Four models of interest to stack.

Model 1: Baseline model

Model 2: FEMALE, ESCS, HOMEPOS, ICTRES

Model 3: JOYREAD, PISADIFF, SCREADCOMP, SCREADDIF

Model 4: METASUM, GFOFAIL, MASTGOAL, SWBP, WORKMAST, ADAPTIVITY, COMPETE

Model 5: PERFEED, ADAPTIVE, TEACHINT, BELONG

attach(PISAdata)
fits <- list()
fits[[1]] <- stan_glm(PV1READ ~ 1, data = PISAdata, seed = 832762) # This is the baseline model 1
fits[[2]] <- update(fits[[1]], formula = PV1READ ~ Female + ESCS + HOMEPOS + ICTRES) # model 1 variables
fits[[3]] <- update(fits[[1]], formula = PV1READ ~ JOYREAD + PISADIFF + SCREADDIFF + SCREADCOMP) # model 2 variables
fits[[4]] <- update(fits[[1]], formula = PV1READ ~ METASUM + GFOFAIL + MASTGOAL + SWBP + WORKMAST + ADAPTIVITY + COMPETE) # model 3 variables
fits[[5]] <- update(fits[[1]], formula = PV1READ ~ PERFEED + TEACHINT + BELONG) # model 3 variables

Compute loo

loo_list <- lapply(fits, loo, cores = 4)

Compute stacking weights. The first model is the intercept

wtsStacking <- loo_model_weights(loo_list, method = "stacking")
print(wtsStacking)

Notice that the weight is mostly given to model 3.

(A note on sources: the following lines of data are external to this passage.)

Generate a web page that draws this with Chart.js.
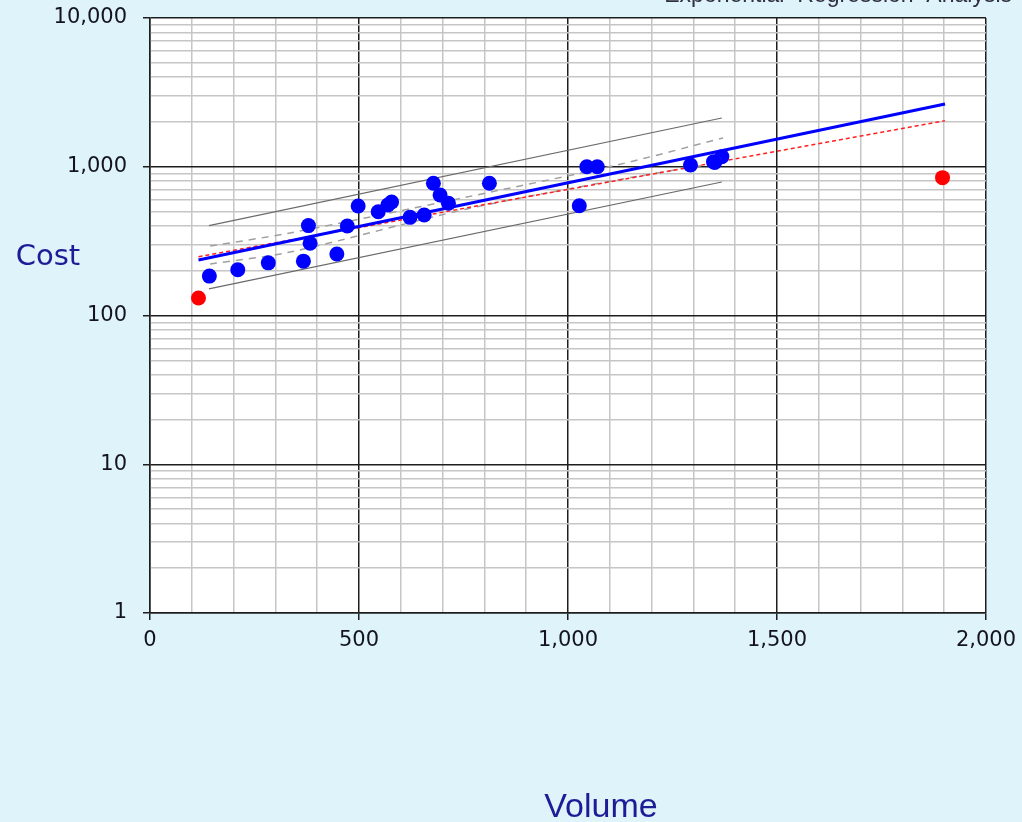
<!DOCTYPE html>
<html>
<head>
<meta charset="utf-8">
<script src="https://cdn.jsdelivr.net/npm/chart.js@4/dist/chart.umd.min.js"></script>
<style>
  html, body { margin: 0; padding: 0; background: #dff3fb; }
  #wrap { width: 1022px; height: 822px; position: relative; }
</style>
</head>
<body>
<div id="wrap"><canvas id="c"></canvas></div>
<script>
// ---- Data ----
const volume = [142, 210, 283, 367, 379, 383, 447, 472, 498, 546, 569, 578, 622, 656, 678, 694, 714, 812, 1027, 1045, 1070, 1293, 1348, 1351, 1368];
const cost   = [184, 203, 226, 232, 402, 306, 259, 400, 545, 498, 553, 580, 457, 474, 774, 646, 568, 774, 547, 1000, 1000, 1027, 1081, 1068, 1169];

const outlierVolume = [116, 1896];
const outlierCost   = [131, 845];

const fitVolume = [116, 1902];
const fitCost   = [236, 2642];

const altFitVolume = [116, 1902];
const altFitCost   = [248, 2042];

const predVolume = [141, 1368];
const predUpper  = [402, 2128];
const predLower  = [151, 790];

const confVolume = [144, 335, 758, 1117, 1371];
const confUpper  = [293, 359, 626, 1028, 1560];
const confLower  = [222, 267, 520, 815, 1076];

const xTicks = [0, 100, 200, 300, 400, 500, 600, 700, 800, 900, 1000, 1100, 1200, 1300, 1400, 1500, 1600, 1700, 1800, 1900, 2000];
const xLabelTicks = [0, 500, 1000, 1500, 2000];
const yTicks = [1,2,3,4,5,6,7,8,9,10,20,30,40,50,60,70,80,90,100,200,300,400,500,600,700,800,900,1000,2000,3000,4000,5000,6000,7000,8000,9000,10000];
const yLabelTicks = [1, 10, 100, 1000, 10000];

const chartTitle = 'Exponential  Regression  Analysis';
const xTitle = 'Volume';
const yTitle = 'Cost';

// ---- helpers ----
const pts = (xs, ys) => xs.map((x, i) => ({ x: x, y: ys[i] }));
const fmt = v => v.toLocaleString('en-US');

const MAJOR = '#1e1e1e';
const MINOR = '#c6c6c6';

const decor = {
  id: 'decor',
  beforeDraw(chart) {
    const { ctx, chartArea: a } = chart;
    ctx.save();
    ctx.fillStyle = '#dff3fb';
    ctx.fillRect(0, 0, chart.width, chart.height);
    ctx.fillStyle = '#ffffff';
    ctx.fillRect(a.left, a.top, a.right - a.left, a.bottom - a.top);
    ctx.restore();
  },
  afterDraw(chart) {
    const { ctx } = chart;
    ctx.save();
    ctx.fillStyle = '#1c1c96';
    ctx.textAlign = 'center';
    ctx.textBaseline = 'alphabetic';
    ctx.font = '29px "DejaVu Sans"';
    ctx.fillText(yTitle, 48, 265);
    ctx.font = '34px "Liberation Sans"';
    ctx.fillText(xTitle, 601, 817);
    ctx.fillStyle = '#303040';
    ctx.textAlign = 'right';
    ctx.font = '23px "Liberation Sans"';
    ctx.fillText(chartTitle, 1012, 2);
    ctx.restore();
  }
};

new Chart(document.getElementById('c'), {
  type: 'scatter',
  data: {
    datasets: [
      { label: 'Data', data: pts(volume, cost), backgroundColor: '#0000ff', borderWidth: 0, pointRadius: 7.5, showLine: false },
      { label: 'Outliers', data: pts(outlierVolume, outlierCost), backgroundColor: '#ff0000', borderWidth: 0, pointRadius: 7.5, showLine: false },
      { label: 'Fit', data: pts(fitVolume, fitCost), showLine: true, borderColor: '#0000ff', borderWidth: 3, pointRadius: 0, fill: false },
      { label: 'Fit 2', data: pts(altFitVolume, altFitCost), showLine: true, borderColor: '#ff2020', borderWidth: 1.5, borderDash: [4, 3], pointRadius: 0, fill: false },
      { label: 'Pred upper', data: pts(predVolume, predUpper), showLine: true, borderColor: '#6a6a6a', borderWidth: 1.2, pointRadius: 0, fill: false },
      { label: 'Pred lower', data: pts(predVolume, predLower), showLine: true, borderColor: '#6a6a6a', borderWidth: 1.2, pointRadius: 0, fill: false },
      { label: 'Conf upper', data: pts(confVolume, confUpper), showLine: true, borderColor: '#a0a0a0', borderWidth: 1.5, borderDash: [7, 6], pointRadius: 0, fill: false, tension: 0.3 },
      { label: 'Conf lower', data: pts(confVolume, confLower), showLine: true, borderColor: '#a0a0a0', borderWidth: 1.5, borderDash: [7, 6], pointRadius: 0, fill: false, tension: 0.3 }
    ]
  },
  options: {
    responsive: true,
    maintainAspectRatio: false,
    animation: false,
    layout: { padding: { top: 18, right: 36, left: 0, bottom: 0 } },
    plugins: { legend: { display: false }, tooltip: { enabled: false }, title: { display: false } },
    scales: {
      x: {
        type: 'linear', min: 0, max: 2000,
        afterBuildTicks: s => { s.ticks = xTicks.map(v => ({ value: v })); },
        afterFit: s => { s.height = 209; s.paddingLeft = 0; s.paddingRight = 0; },
        ticks: {
          autoSkip: false, maxRotation: 0, padding: 8,
          color: '#141420', font: { family: 'DejaVu Sans', size: 21 },
          callback: v => xLabelTicks.includes(v) ? fmt(v) : ''
        },
        grid: {
          color: c => (c.tick && xLabelTicks.includes(c.tick.value)) ? MAJOR : MINOR,
          lineWidth: 1.5,
          tickColor: c => (c.tick && xLabelTicks.includes(c.tick.value)) ? MAJOR : 'rgba(0,0,0,0)',
          tickLength: 7, drawTicks: true
        },
        border: { display: true, color: MAJOR, width: 1.5 }
      },
      y: {
        type: 'logarithmic', min: 1, max: 10000,
        afterBuildTicks: s => { s.ticks = yTicks.map(v => ({ value: v, major: yLabelTicks.includes(v) })); },
        afterFit: s => { s.width = 150; s.paddingTop = 0; s.paddingBottom = 0; },
        ticks: {
          autoSkip: false, padding: 16,
          color: '#141420', font: { family: 'DejaVu Sans', size: 21 },
          callback: v => yLabelTicks.includes(v) ? fmt(v) : ''
        },
        grid: {
          color: c => (c.tick && yLabelTicks.includes(c.tick.value)) ? MAJOR : MINOR,
          lineWidth: 1.5,
          tickColor: c => (c.tick && yLabelTicks.includes(c.tick.value)) ? MAJOR : 'rgba(0,0,0,0)',
          tickLength: 7, drawTicks: true
        },
        border: { display: true, color: MAJOR, width: 1.5 }
      }
    }
  },
  plugins: [decor]
});
</script>
</body>
</html>
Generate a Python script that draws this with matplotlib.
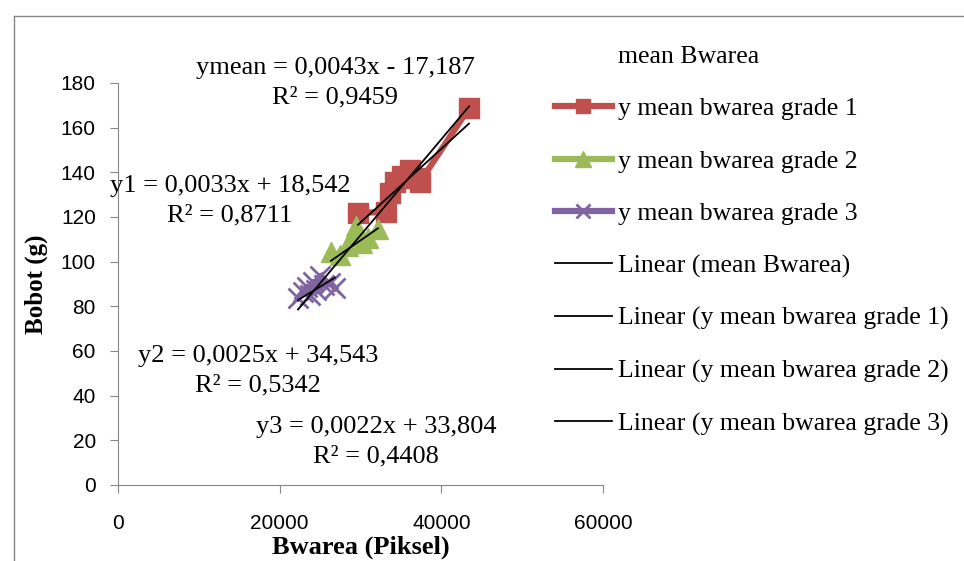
import numpy as np
import matplotlib.pyplot as plt
from matplotlib.lines import Line2D

# data (x = Bwarea in pixels, y = Bobot in grams)
g1_x = [29690, 33150, 33650, 34260, 35130, 36120, 36860, 37360, 43420]
g1_y = [121.8, 122.3, 130.8, 135.7, 138.4, 141.1, 137.5, 135.7, 168.8]
g2_x = [26350, 27460, 28450, 28950, 29440, 30180, 30930, 32160]
g2_y = [104.3, 103.0, 107.0, 111.5, 116.0, 108.4, 110.6, 114.6]
g3_x = [22270, 22880, 23380, 23750, 24120, 24490, 25000, 25480, 26220, 26840]
g3_y = [83.7, 86.4, 88.7, 85.1, 90.9, 87.3, 93.6, 89.6, 90.5, 88.2]

# trendline coefficients as printed on the chart: mean, grade 1, grade 2, grade 3
slopes = [0.0043, 0.0033, 0.0025, 0.0022]
intercepts = [-17.187, 18.542, 34.543, 33.804]
eq_text = ["ymean = 0,0043x - 17,187\nR² = 0,9459",
           "y1 = 0,0033x + 18,542\nR² = 0,8711",
           "y2 = 0,0025x + 34,543\nR² = 0,5342",
           "y3 = 0,0022x + 33,804\nR² = 0,4408"]

serif = "Liberation Serif"
fig = plt.figure(figsize=(9.64, 5.61), dpi=100)
ax = fig.add_axes([118/964, 76/561, 485/964, 402/561])

all_x = g1_x + g2_x + g3_x
all_y = g1_y + g2_y + g3_y
ax.plot(all_x, all_y, linestyle="none", label="mean Bwarea")
ax.plot(g1_x, g1_y, color="#c0504d", lw=4.5, marker="s", ms=14, label="y mean bwarea grade 1")
ax.plot(g2_x, g2_y, color="#9bbb59", lw=4.5, marker="^", ms=15, label="y mean bwarea grade 2")
ax.plot(g3_x, g3_y, color="#8064a2", lw=4.5, marker="x", ms=14, mew=2, label="y mean bwarea grade 3")

names = ["Linear (mean Bwarea)", "Linear (y mean bwarea grade 1)",
         "Linear (y mean bwarea grade 2)", "Linear (y mean bwarea grade 3)"]
xs_list = [all_x, g1_x, g2_x, g3_x]
for xs, m, b, nm in zip(xs_list, slopes, intercepts, names):
    xx = np.array([min(xs), max(xs)])
    ax.plot(xx, m * xx + b, color="black", lw=1.3, label=nm)

# equation labels (data coords)
pos = [(26840, 180.1), (13850, 127.2), (17320, 51), (31910, 19.3)]
for (px, py), t in zip(pos, eq_text):
    ax.text(px, py, t, ha="center", va="center", fontsize=19, family=serif,
            linespacing=1.45, clip_on=False)

ax.set_xlim(0, 60000)
ax.set_ylim(0, 180)
ax.set_xticks([0, 20000, 40000, 60000])
ax.set_yticks(range(0, 181, 20))
ax.tick_params(labelsize=15, color="#868686", length=6)
for lbl in ax.get_xticklabels() + ax.get_yticklabels():
    lbl.set_family("Liberation Sans")
ax.tick_params(axis="x", pad=15)
ax.tick_params(axis="y", pad=10)
for s in ["top", "right"]:
    ax.spines[s].set_visible(False)
for s in ["left", "bottom"]:
    ax.spines[s].set_color("#868686")

ax.set_xlabel("Bwarea (Piksel)", fontsize=19, fontweight="bold", family=serif, labelpad=2)
ax.set_ylabel("Bobot (g)", fontsize=18, fontweight="bold", family=serif, labelpad=9)

leg = fig.legend(loc="upper left", bbox_to_anchor=(555/964, 1 - 45/561), frameon=False,
                 prop={"family": serif, "size": 18.5}, labelspacing=1.14,
                 handlelength=2.2, handletextpad=0.25, borderpad=0, borderaxespad=0,
                 markerscale=0.75)

# outer chart border
fig.add_artist(Line2D([14/964, 1], [1 - 16/561, 1 - 16/561], color="#868686", lw=1))
fig.add_artist(Line2D([14/964, 14/964], [0, 1 - 16/561], color="#868686", lw=1))

fig.savefig("out.png", dpi=100)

Average predictions (sample with probability equal to weights)

n_draws <- nrow(as.matrix(fits[[1]])) 
ypredStacking <- matrix(NA, nrow = n_draws, ncol = nobs(fits[[1]]))
for (d in 1:n_draws) {
  k <- sample(1:length(wtsStacking), size = 1, prob = wtsStacking)
  ypredStacking[d, ] <- posterior_predict(fits[[k]], draws = 1)
}

This provides the distribution of predicted values and compares them to the actual values using the KLD.

ypredStacking <- colMeans(ypredStacking)
#kld1 <- KLD(ypredStacking,PV1READ)$sum.KLD.py.px
KLD(ypredStacking,PV1READ)$sum.KLD.py.px

If you are using loo_model_weights, then you should calculate all models under consideration even though fits[[1]] seems implausible both before and after conditioning on the data. I don’t think those weights are particularly interpretable, unless they are close to zero or one. In general, they are merely the weights that maximize the ELPD.

Thanks Ben. I just want to be clear as to what the update command is doing. It seems from the Milk example, that this baseline intercept only model is needed so the update command has something to update. But the output yields a weight for the baseline model (albeit very close to zero). So, I now just ran separate stan models

fits <- list()
fits[[1]] <- stan_glm(PV1READ ~ Female + ESCS + HOMEPOS + ICTRES) # model 1 variables
fits[[2]] <- stan_glm(PV1READ ~ JOYREAD + PISADIFF + SCREADDIFF + SCREADCOMP) # model 2 variables
fits[[3]] <- stan_glm(PV1READ ~ METASUM + GFOFAIL + MASTGOAL + SWBP + WORKMAST + ADAPTIVITY + COMPETE) # model 3 variables
fits[[4]] <- stan_glm(PV1READ ~ PERFEED + TEACHINT + BELONG) # model 3 variables

This gives me the following weights without the need for the baseline model.
Method: stacking

   weight

model1 0.014
model2 0.581
model3 0.405
model4 0.000

This seems fine, so I’m presuming that the baseline model in the Milk example was a model of interest. Would you agree.

Again, thanks so much.

David

Yes. The update thing just re-uses the same data (and priors and other default arguments).